$A=\left(a_{ij}\right)\in M_{n\times n}(\mathbb R)$ s.t. $a_{ij}=a_{ji}=\begin{cases}0,&i=j\\0\lor 1&i\ne j\end{cases}$
The eigenvalues of $A$ are $\lambda_1, \dots, \lambda_n$
I want to find an upper bound of $\sum |\lambda_j|$.
It will be best if someone can give an upper bound $\frac{1}{2}n^{\frac{3}{2}}$ roughly when n is large enough.(or even less than it)

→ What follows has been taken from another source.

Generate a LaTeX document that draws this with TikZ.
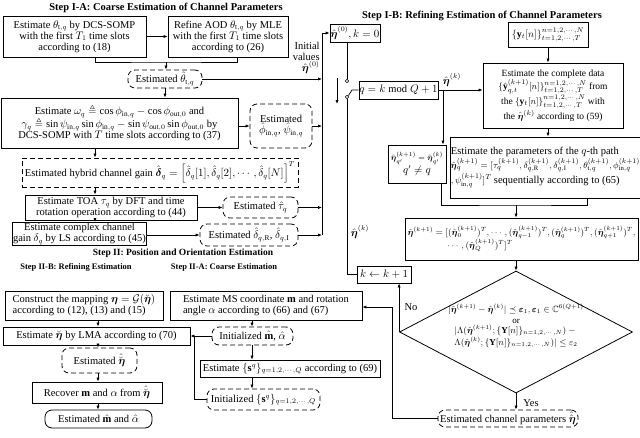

Suppose there are $m$ nonzero entries in $A$. Then using Cauchy-Schwartz and the fact that here $m=\text{Tr}(A^2)=\sum_{i =1}^n \lambda_i^2$, you get the bound:
\begin{equation} \sum_{i =1}^n \vert\lambda_i\vert \leq \bigg(n\sum_{i =1}^n \lambda_i^2\bigg)^{1/2}=(nm)^{1/2}. \end{equation}
This doesn’t really use the fact the diagonal is zero. For the matrix with all off-diagonals equal to 1, this is off by a roughly $\sqrt{n}$ factor, so I’m not sure how good it is. If you allow the off-diagonal entries to be $-1$ as well, this bound is actually tight, as shown by Hao Huang using a signing of the adjacency matrix of the Boolean hypercube in the recent resolution of the Sensitivity Conjecture.